Encouraged by Ed's messages, Amy reconnects with her mother, and she eventually receives one of Ed's messages that help her finish up with her PhD. In a series of Ed's letters that seem to anticipate what she would do. From the medical doctor that treated Ed during his last months she learns that Ed set up this whole charade in an attempt to keep Amy happy for some time. That demanded cooperation from Ed's friends: most of them agreed, but the doctor thought it was a bad idea and refused. In any case Amy continues to get further instructions including from Ed's daughter after she has obtained her degree. The last one instructs her to go to another lawyer's office, where she finds out that she has inherited the summer house in Italy. She flies there and receives a last message from Ed where he reflects that humanity made a mistake that prevents them from immortality. For him, his mistake was not knowing Amy before, and with this message he sends his final farewell to her.

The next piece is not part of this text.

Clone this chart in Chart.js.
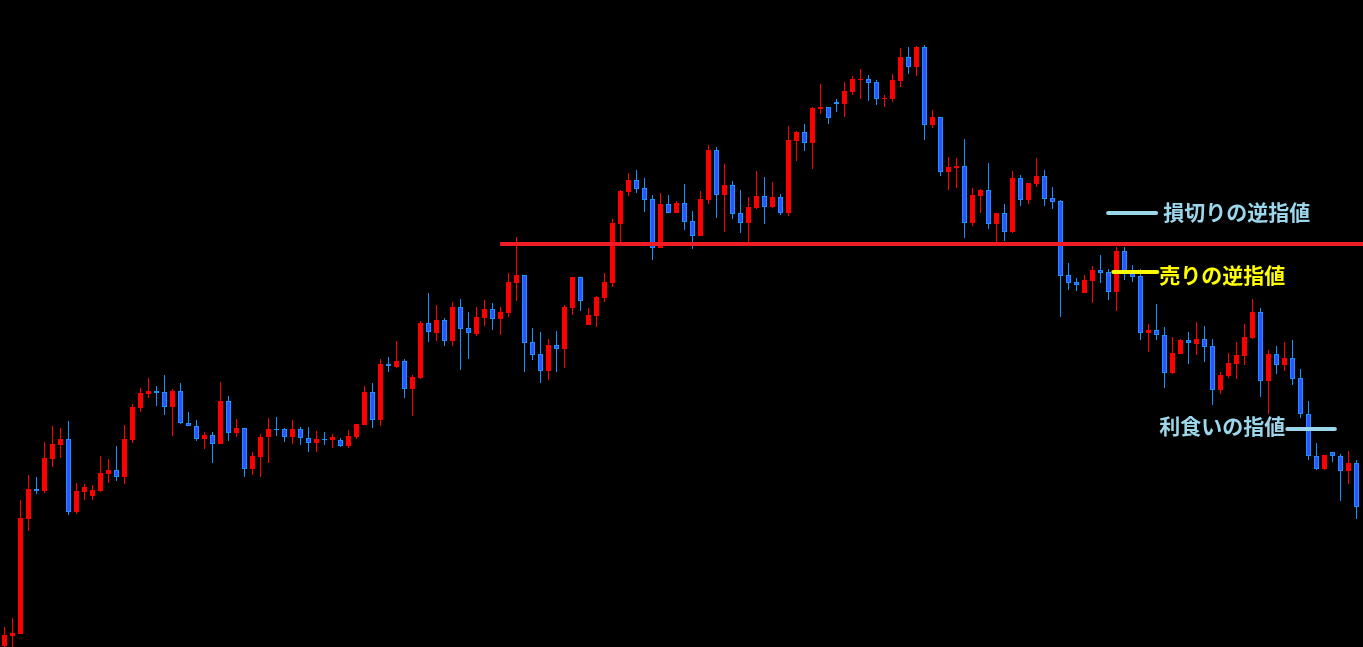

Amy goes back and attends an exhibition, where she sees the statue she modeled for but not the one they hired her for: instead, the artist realized the sadness expressed by the failed cast she modeled, in which she did not remain still but could not hide her emotions in dealing with Ed's death. The artist explains that he's tried to find the person who modeled the statue but doesn't realize that Amy is right there. She leaves. Outside she meets a colleague from the movie stunt business who tried to reach her, in vain because she cut off much of her communication channels. While he's been interested in her all along, it is only now that she recognized the younger man that Ed's messages have predicted she would see and "would be a little like him", thereby giving her permission to move beyond her love for Ed. Amy declines his invitation for a drink that evening, but promises to call him. She walks back home alone, under a sky full of stars.

==Cast==
- Jeremy Irons as Ed Phoerum
- Olga Kurylenko as Amy Ryan
- Shauna Macdonald as Victoria
- Simon Anthony Johns as Jason
- James Warren as Rick
- Oscar Sanders as Nicholas
- Paolo Calabresi as Prescatore Ottavio
- Rod Glenn as Grip
- Ian Cairns as George
- Anna Savva as Angela
- Florian Schwienbacher as Tommy
- Sammy Moreno as Alejandro
- Darren Whitfield as Custodian
- Simon Meacock as Artist
- James Smillie as Preside
- James Bloor as Ragazzo

==Production==
The Correspondence was produced by Paco Cinematografica and Rai Cinema production, in cooperation with UniCredit Leasing S.p.A., and supported by BLS Südtirol – Alto Adige, Trentino Film Commission and Torino Piemonte Film Commission. Filming took place in a period of ten weeks in Italy, York and Edinburgh.

The Correspondence reunites much of the same production team behind Tornatore's The Best Offer, including the Italian director's long-time collaborator, Ennio Morricone, as composer.

==Reception==

The Correspondence grossed $3,832,684 at the box office.